DO THIS: Quote all of the data exactly as given. Skip every picture it contains.

------------------------------

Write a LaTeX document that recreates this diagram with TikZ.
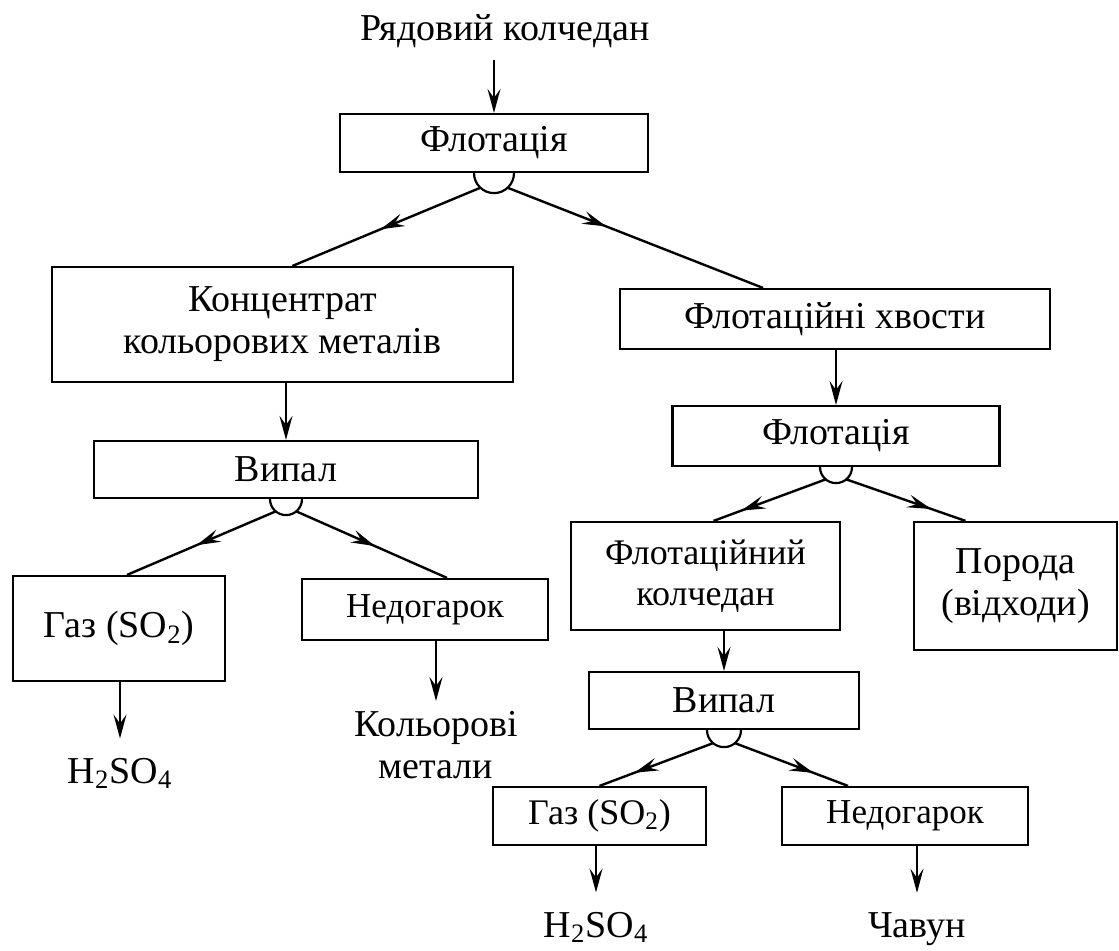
\documentclass[tikz,border=0pt]{standalone}
\usepackage{fontspec}
\setmainfont{Liberation Serif}
\usetikzlibrary{arrows.meta,positioning,calc,decorations.markings}

\tikzset{
  stage/.style={draw,line width=1.1pt,inner sep=0pt,align=center},
  product/.style={inner sep=9.5pt,align=center},
  smalltext/.style={font=\fontsize{17.5}{21}\selectfont},
  feed/.style={line width=1.1pt,-{Stealth[length=12pt,width=6.5pt,inset=4.5pt]}},
  splitline/.style={line width=1.2pt,postaction={decorate},
    decoration={markings,mark=at position #1 with {\arrow{Stealth[length=12pt,width=6.5pt,inset=4.5pt]}}}},
}

\begin{document}
\begin{tikzpicture}[x=0.5pt,y=-0.5pt,font=\fontsize{19}{21}\selectfont]
  \useasboundingbox (0,0) rectangle (1119,950);
  \node[anchor=base] (ore) at (505,40) {Рядовий колчедан};
  \node[stage,minimum width=154pt,minimum height=29pt] (flot1) at (494,143) {Флотація};
  \node[stage,minimum width=230.5pt,minimum height=57.5pt] (konc) at (282.5,324.5) {Концентрат\\кольорових металів};
  \node[stage,minimum width=215pt,minimum height=30pt] (tail) at (835,319) {Флотаційні хвости};
  \node[stage,minimum width=192pt,minimum height=28.5pt] (vyp1) at (286,469.5) {Випал};
  \node[stage,minimum width=106pt,minimum height=52.5pt] (gas1) at (119,628.5) {Газ (SO\textsubscript{2})};
  \node[stage,smalltext,minimum width=123pt,minimum height=30.5pt] (ned1) at (425,609.5) {Недогарок};
  \node[product,anchor=base] (acid1) at (120,783) {H\textsubscript{2}SO\textsubscript{4}};
  \node[product,anchor=north,inner sep=5pt] (kolmet) at (436,701) {Кольорові\\метали};
  \node[stage,minimum width=163.5pt,minimum height=30pt] (flot2) at (836,436) {Флотація};
  \node[stage,font=\fontsize{18}{20.5}\selectfont,minimum width=134.5pt,minimum height=54pt] (fk) at (705.5,576) {Флотаційний\\колчедан};
  \node[stage,minimum width=101.5pt,minimum height=64pt] (rock) at (1015.5,586) {Порода\\(відходи)};
  \node[stage,minimum width=135pt,minimum height=28.5pt] (vyp3) at (724,700.5) {Випал};
  \node[stage,font=\fontsize{18}{21}\selectfont,minimum width=106.5pt,minimum height=29pt] (gas2) at (599.5,816) {Газ (SO\textsubscript{2})};
  \node[stage,smalltext,minimum width=123pt,minimum height=29pt] (ned2) at (905,816) {Недогарок};
  \node[product,anchor=base] (acid2) at (596,937) {H\textsubscript{2}SO\textsubscript{4}};
  \node[product,anchor=base] (iron) at (917,937) {Чавун};

  % straight feeds
  \draw[feed,shorten <=3pt] (ore.south -| flot1.north) -- (flot1.north);
  \draw[feed] (konc.south -| vyp1.north) -- (vyp1.north);
  \draw[feed] (tail.south -| flot2.north) -- (flot2.north);
  \draw[feed] (fk.south -| vyp3.north) -- (vyp3.north);
  \draw[feed] (gas1.south -| acid1.north) -- (acid1.north);
  \draw[feed] (ned1.south -| kolmet.north) -- (kolmet.north);
  \draw[feed] (gas2.south -| acid2.north) -- (acid2.north);
  \draw[feed] (ned2.south -| iron.north) -- (iron.north);

  % splitting cups
  \foreach \n/\r in {flot1/10pt,vyp1/8pt,flot2/8pt,vyp3/8.5pt}
    \draw[line width=1.1pt] ($(\n.south)+(-\r,0)$) arc[start angle=180,end angle=360,radius=\r];

  \draw[splitline=54pt] ($(flot1.south)+(227:10pt)$) -- ($(konc.north)+(5pt,0)$);
  \draw[splitline=53pt] ($(flot1.south)+(313:10pt)$) -- ($(tail.north)+(-36pt,0)$);
  \draw[splitline=43pt] ($(vyp1.south)+(230:8pt)$) -- ($(gas1.north)+(4pt,0)$);
  \draw[splitline=43pt] ($(vyp1.south)+(310:8pt)$) -- ($(ned1.north)+(11pt,0)$);
  \draw[splitline=45pt] ($(flot2.south)+(230:8pt)$) -- ($(fk.north)+(4pt,0)$);
  \draw[splitline=45pt] ($(flot2.south)+(310:8pt)$) -- ($(rock.north)+(-25pt,0)$);
  \draw[splitline=42pt] ($(vyp3.south)+(230:8.5pt)$) -- (gas2.north);
  \draw[splitline=42pt] ($(vyp3.south)+(310:8.5pt)$) -- ($(ned2.north)+(-28.5pt,0)$);
\end{tikzpicture}
\end{document}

------------------------------

SOLUTION TO THE PROBLEM:
Write a LaTeX document that recreates this diagram with TikZ.
\documentclass[tikz,border=0pt]{standalone}
\usepackage{fontspec}
\setmainfont{Liberation Serif}
\usetikzlibrary{arrows.meta,positioning,calc,decorations.markings}

\tikzset{
  stage/.style={draw,line width=1.1pt,inner sep=0pt,align=center},
  product/.style={inner sep=9.5pt,align=center},
  smalltext/.style={font=\fontsize{17.5}{21}\selectfont},
  feed/.style={line width=1.1pt,-{Stealth[length=12pt,width=6.5pt,inset=4.5pt]}},
  splitline/.style={line width=1.2pt,postaction={decorate},
    decoration={markings,mark=at position #1 with {\arrow{Stealth[length=12pt,width=6.5pt,inset=4.5pt]}}}},
}

\begin{document}
\begin{tikzpicture}[x=0.5pt,y=-0.5pt,font=\fontsize{19}{21}\selectfont]
  \useasboundingbox (0,0) rectangle (1119,950);
  \node[anchor=base] (ore) at (505,40) {Рядовий колчедан};
  \node[stage,minimum width=154pt,minimum height=29pt] (flot1) at (494,143) {Флотація};
  \node[stage,minimum width=230.5pt,minimum height=57.5pt] (konc) at (282.5,324.5) {Концентрат\\кольорових металів};
  \node[stage,minimum width=215pt,minimum height=30pt] (tail) at (835,319) {Флотаційні хвости};
  \node[stage,minimum width=192pt,minimum height=28.5pt] (vyp1) at (286,469.5) {Випал};
  \node[stage,minimum width=106pt,minimum height=52.5pt] (gas1) at (119,628.5) {Газ (SO\textsubscript{2})};
  \node[stage,smalltext,minimum width=123pt,minimum height=30.5pt] (ned1) at (425,609.5) {Недогарок};
  \node[product,anchor=base] (acid1) at (120,783) {H\textsubscript{2}SO\textsubscript{4}};
  \node[product,anchor=north,inner sep=5pt] (kolmet) at (436,701) {Кольорові\\метали};
  \node[stage,minimum width=163.5pt,minimum height=30pt] (flot2) at (836,436) {Флотація};
  \node[stage,font=\fontsize{18}{20.5}\selectfont,minimum width=134.5pt,minimum height=54pt] (fk) at (705.5,576) {Флотаційний\\колчедан};
  \node[stage,minimum width=101.5pt,minimum height=64pt] (rock) at (1015.5,586) {Порода\\(відходи)};
  \node[stage,minimum width=135pt,minimum height=28.5pt] (vyp3) at (724,700.5) {Випал};
  \node[stage,font=\fontsize{18}{21}\selectfont,minimum width=106.5pt,minimum height=29pt] (gas2) at (599.5,816) {Газ (SO\textsubscript{2})};
  \node[stage,smalltext,minimum width=123pt,minimum height=29pt] (ned2) at (905,816) {Недогарок};
  \node[product,anchor=base] (acid2) at (596,937) {H\textsubscript{2}SO\textsubscript{4}};
  \node[product,anchor=base] (iron) at (917,937) {Чавун};

  % straight feeds
  \draw[feed,shorten <=3pt] (ore.south -| flot1.north) -- (flot1.north);
  \draw[feed] (konc.south -| vyp1.north) -- (vyp1.north);
  \draw[feed] (tail.south -| flot2.north) -- (flot2.north);
  \draw[feed] (fk.south -| vyp3.north) -- (vyp3.north);
  \draw[feed] (gas1.south -| acid1.north) -- (acid1.north);
  \draw[feed] (ned1.south -| kolmet.north) -- (kolmet.north);
  \draw[feed] (gas2.south -| acid2.north) -- (acid2.north);
  \draw[feed] (ned2.south -| iron.north) -- (iron.north);

  % splitting cups
  \foreach \n/\r in {flot1/10pt,vyp1/8pt,flot2/8pt,vyp3/8.5pt}
    \draw[line width=1.1pt] ($(\n.south)+(-\r,0)$) arc[start angle=180,end angle=360,radius=\r];

  \draw[splitline=54pt] ($(flot1.south)+(227:10pt)$) -- ($(konc.north)+(5pt,0)$);
  \draw[splitline=53pt] ($(flot1.south)+(313:10pt)$) -- ($(tail.north)+(-36pt,0)$);
  \draw[splitline=43pt] ($(vyp1.south)+(230:8pt)$) -- ($(gas1.north)+(4pt,0)$);
  \draw[splitline=43pt] ($(vyp1.south)+(310:8pt)$) -- ($(ned1.north)+(11pt,0)$);
  \draw[splitline=45pt] ($(flot2.south)+(230:8pt)$) -- ($(fk.north)+(4pt,0)$);
  \draw[splitline=45pt] ($(flot2.south)+(310:8pt)$) -- ($(rock.north)+(-25pt,0)$);
  \draw[splitline=42pt] ($(vyp3.south)+(230:8.5pt)$) -- (gas2.north);
  \draw[splitline=42pt] ($(vyp3.south)+(310:8.5pt)$) -- ($(ned2.north)+(-28.5pt,0)$);
\end{tikzpicture}
\end{document}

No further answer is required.